YOUR TASK –
Write out the listing below again, precisely as it is given.

STORED DATA –
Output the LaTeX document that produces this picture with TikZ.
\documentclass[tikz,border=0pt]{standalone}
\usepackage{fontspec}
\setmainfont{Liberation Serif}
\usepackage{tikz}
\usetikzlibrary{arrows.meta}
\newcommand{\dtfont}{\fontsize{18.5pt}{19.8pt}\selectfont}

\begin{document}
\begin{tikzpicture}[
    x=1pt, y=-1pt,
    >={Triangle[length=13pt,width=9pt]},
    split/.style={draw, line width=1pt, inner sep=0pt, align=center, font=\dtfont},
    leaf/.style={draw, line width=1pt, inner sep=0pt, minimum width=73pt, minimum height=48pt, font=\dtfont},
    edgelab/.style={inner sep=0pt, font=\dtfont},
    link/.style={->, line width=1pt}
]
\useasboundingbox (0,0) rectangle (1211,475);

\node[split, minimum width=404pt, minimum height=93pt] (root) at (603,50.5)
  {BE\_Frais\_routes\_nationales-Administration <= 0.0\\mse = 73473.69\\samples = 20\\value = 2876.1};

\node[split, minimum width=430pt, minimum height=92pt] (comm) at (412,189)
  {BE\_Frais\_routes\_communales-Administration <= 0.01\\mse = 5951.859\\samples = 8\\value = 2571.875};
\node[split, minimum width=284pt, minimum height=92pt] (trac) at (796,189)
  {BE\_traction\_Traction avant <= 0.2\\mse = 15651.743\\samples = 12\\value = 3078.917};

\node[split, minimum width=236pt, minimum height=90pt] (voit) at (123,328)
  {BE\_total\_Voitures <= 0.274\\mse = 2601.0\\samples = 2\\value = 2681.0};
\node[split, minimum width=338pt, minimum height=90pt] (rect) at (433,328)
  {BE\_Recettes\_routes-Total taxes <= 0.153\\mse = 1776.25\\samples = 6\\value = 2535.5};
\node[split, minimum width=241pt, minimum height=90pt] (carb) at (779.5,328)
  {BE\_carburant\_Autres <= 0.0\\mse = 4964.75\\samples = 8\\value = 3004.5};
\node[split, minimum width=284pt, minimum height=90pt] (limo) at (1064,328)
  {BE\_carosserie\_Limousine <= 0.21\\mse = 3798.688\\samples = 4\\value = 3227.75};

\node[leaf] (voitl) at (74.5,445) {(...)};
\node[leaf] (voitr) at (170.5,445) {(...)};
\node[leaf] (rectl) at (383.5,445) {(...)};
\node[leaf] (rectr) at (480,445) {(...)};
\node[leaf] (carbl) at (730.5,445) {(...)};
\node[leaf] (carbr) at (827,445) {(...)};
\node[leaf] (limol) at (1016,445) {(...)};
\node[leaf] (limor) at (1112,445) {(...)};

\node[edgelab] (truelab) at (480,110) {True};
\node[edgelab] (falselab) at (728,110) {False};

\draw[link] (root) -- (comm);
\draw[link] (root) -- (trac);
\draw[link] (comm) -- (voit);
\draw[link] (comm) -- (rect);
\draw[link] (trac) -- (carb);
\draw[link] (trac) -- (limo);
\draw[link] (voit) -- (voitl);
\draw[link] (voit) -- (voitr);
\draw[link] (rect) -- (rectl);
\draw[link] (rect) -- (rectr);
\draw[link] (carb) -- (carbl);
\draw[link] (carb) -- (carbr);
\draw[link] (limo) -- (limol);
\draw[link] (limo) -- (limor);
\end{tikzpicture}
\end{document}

SOLUTION TO THIS EXERCISE –
Output the LaTeX document that produces this picture with TikZ.
\documentclass[tikz,border=0pt]{standalone}
\usepackage{fontspec}
\setmainfont{Liberation Serif}
\usepackage{tikz}
\usetikzlibrary{arrows.meta}
\newcommand{\dtfont}{\fontsize{18.5pt}{19.8pt}\selectfont}

\begin{document}
\begin{tikzpicture}[
    x=1pt, y=-1pt,
    >={Triangle[length=13pt,width=9pt]},
    split/.style={draw, line width=1pt, inner sep=0pt, align=center, font=\dtfont},
    leaf/.style={draw, line width=1pt, inner sep=0pt, minimum width=73pt, minimum height=48pt, font=\dtfont},
    edgelab/.style={inner sep=0pt, font=\dtfont},
    link/.style={->, line width=1pt}
]
\useasboundingbox (0,0) rectangle (1211,475);

\node[split, minimum width=404pt, minimum height=93pt] (root) at (603,50.5)
  {BE\_Frais\_routes\_nationales-Administration <= 0.0\\mse = 73473.69\\samples = 20\\value = 2876.1};

\node[split, minimum width=430pt, minimum height=92pt] (comm) at (412,189)
  {BE\_Frais\_routes\_communales-Administration <= 0.01\\mse = 5951.859\\samples = 8\\value = 2571.875};
\node[split, minimum width=284pt, minimum height=92pt] (trac) at (796,189)
  {BE\_traction\_Traction avant <= 0.2\\mse = 15651.743\\samples = 12\\value = 3078.917};

\node[split, minimum width=236pt, minimum height=90pt] (voit) at (123,328)
  {BE\_total\_Voitures <= 0.274\\mse = 2601.0\\samples = 2\\value = 2681.0};
\node[split, minimum width=338pt, minimum height=90pt] (rect) at (433,328)
  {BE\_Recettes\_routes-Total taxes <= 0.153\\mse = 1776.25\\samples = 6\\value = 2535.5};
\node[split, minimum width=241pt, minimum height=90pt] (carb) at (779.5,328)
  {BE\_carburant\_Autres <= 0.0\\mse = 4964.75\\samples = 8\\value = 3004.5};
\node[split, minimum width=284pt, minimum height=90pt] (limo) at (1064,328)
  {BE\_carosserie\_Limousine <= 0.21\\mse = 3798.688\\samples = 4\\value = 3227.75};

\node[leaf] (voitl) at (74.5,445) {(...)};
\node[leaf] (voitr) at (170.5,445) {(...)};
\node[leaf] (rectl) at (383.5,445) {(...)};
\node[leaf] (rectr) at (480,445) {(...)};
\node[leaf] (carbl) at (730.5,445) {(...)};
\node[leaf] (carbr) at (827,445) {(...)};
\node[leaf] (limol) at (1016,445) {(...)};
\node[leaf] (limor) at (1112,445) {(...)};

\node[edgelab] (truelab) at (480,110) {True};
\node[edgelab] (falselab) at (728,110) {False};

\draw[link] (root) -- (comm);
\draw[link] (root) -- (trac);
\draw[link] (comm) -- (voit);
\draw[link] (comm) -- (rect);
\draw[link] (trac) -- (carb);
\draw[link] (trac) -- (limo);
\draw[link] (voit) -- (voitl);
\draw[link] (voit) -- (voitr);
\draw[link] (rect) -- (rectl);
\draw[link] (rect) -- (rectr);
\draw[link] (carb) -- (carbl);
\draw[link] (carb) -- (carbr);
\draw[link] (limo) -- (limol);
\draw[link] (limo) -- (limor);
\end{tikzpicture}
\end{document}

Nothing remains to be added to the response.